■ **WRITTEN EXERCISE**
Look for the string "matplotlib" and copy every line that has it.

>>>

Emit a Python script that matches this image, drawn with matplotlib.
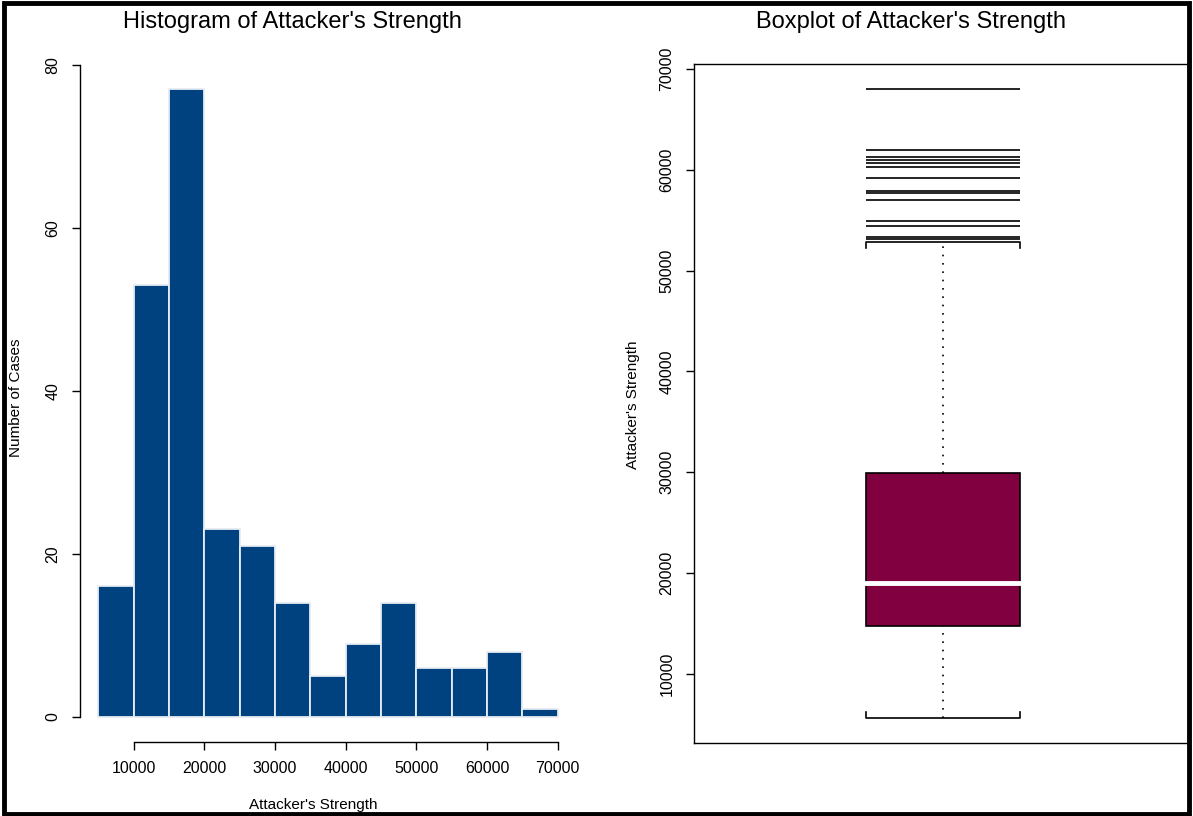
import matplotlib
matplotlib.use("Agg")
import matplotlib.pyplot as plt
from matplotlib.patches import Rectangle

plt.rcParams['font.family'] = ['Liberation Sans', 'DejaVu Sans']

# histogram bins (width 5000) and counts
bin_edges = [5000, 10000, 15000, 20000, 25000, 30000, 35000, 40000,
             45000, 50000, 55000, 60000, 65000, 70000]
counts = [16, 53, 77, 23, 21, 14, 5, 9, 14, 6, 6, 8, 1]
hist_xticks = [10000, 20000, 30000, 40000, 50000, 60000, 70000]
hist_yticks = [0, 20, 40, 60, 80]

# boxplot summary
whisker_low = 5600
q1 = 14700
median = 19000
q3 = 29950
whisker_high = 52800
outliers = [53100, 53300, 54400, 54900, 57000, 57700, 57900, 59200,
            60300, 60700, 61000, 61300, 62000, 68000]
box_yticks = [10000, 20000, 30000, 40000, 50000, 60000, 70000]

W, H = 1193, 816
fig = plt.figure(figsize=(W / 100, H / 100), dpi=100)
fig.patches.append(Rectangle((0.003, 0.002), 0.994, 0.994, transform=fig.transFigure,
                             fill=False, edgecolor='black', linewidth=3.5))

def frac(x0, y0, x1, y1):
    return [x0 / W, 1 - y1 / H, (x1 - x0) / W, (y1 - y0) / H]

# ---- histogram ----
ax1 = fig.add_axes(frac(80, 64, 576, 742))
widths = [bin_edges[i + 1] - bin_edges[i] for i in range(len(counts))]
ax1.bar(bin_edges[:-1], counts, width=widths, align='edge',
        color='#00427F', edgecolor='#E6ECF3', linewidth=1.3)
ax1.set_xlim(2400, 72600)
ax1.set_ylim(-3.08, 80.08)
for s in ['top', 'right']:
    ax1.spines[s].set_visible(False)
ax1.spines['left'].set_bounds(0, 80)
ax1.spines['bottom'].set_bounds(10000, 70000)
ax1.set_xticks(hist_xticks)
ax1.set_yticks(hist_yticks)
ax1.set_yticklabels([str(v) for v in hist_yticks], rotation=90, va='center')
ax1.tick_params(direction='out', length=6, width=1, labelsize=11.5, pad=8)
for s in ['left', 'bottom']:
    ax1.spines[s].set_linewidth(1)
fig.text(292 / W, 1 - 22 / H, "Histogram of Attacker's Strength", ha='center', va='center', fontsize=17)
fig.text(313 / W, 1 - 805 / H, "Attacker's Strength", ha='center', va='center', fontsize=11)
fig.text(16 / W, 1 - 398 / H, "Number of Cases", ha='center', va='center', rotation=90, fontsize=11)

# ---- boxplot ----
ax2 = fig.add_axes(frac(694, 64, 1188, 743))
pos, bw = 1.004, 0.312
left, right = pos - bw / 2, pos + bw / 2
ax2.add_patch(Rectangle((left, q1), bw, q3 - q1, facecolor='#800040', edgecolor='black', linewidth=1.2, zorder=2))
ax2.plot([left, right], [median, median], color='white', linewidth=3.5, zorder=3)
ax2.plot([pos, pos], [whisker_low, q1], color='black', linestyle=(0, (1, 4)), linewidth=1.2)
ax2.plot([pos, pos], [q3, whisker_high], color='black', linestyle=(0, (1, 4)), linewidth=1.2)
ax2.plot([left, left, right, right], [whisker_low + 600, whisker_low, whisker_low, whisker_low + 600],
         color='black', linewidth=1.2)
ax2.plot([left, left, right, right], [whisker_high - 600, whisker_high, whisker_high, whisker_high - 600],
         color='black', linewidth=1.2)
ax2.hlines(outliers, left, right, color='black', linewidth=1.2)
rng = 68000 - whisker_low
ax2.set_xlim(0.5, 1.5)
ax2.set_ylim(whisker_low - 0.04 * rng, 68000 + 0.04 * rng)
ax2.set_xticks([])
ax2.set_yticks(box_yticks)
ax2.set_yticklabels([str(v) for v in box_yticks], rotation=90, va='center')
ax2.tick_params(direction='out', length=6, width=1, labelsize=11.5, pad=8)
for s in ax2.spines.values():
    s.set_linewidth(1)
fig.text(911 / W, 1 - 22 / H, "Boxplot of Attacker's Strength", ha='center', va='center', fontsize=17)
fig.text(633 / W, 1 - 405 / H, "Attacker's Strength", ha='center', va='center', rotation=90, fontsize=11)

fig.savefig('out.png', dpi=100)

<<<

■ **EXERCISE RESPONSE**
Emit a Python script that matches this image, drawn with matplotlib.
import matplotlib
matplotlib.use("Agg")
import matplotlib.pyplot as plt
from matplotlib.patches import Rectangle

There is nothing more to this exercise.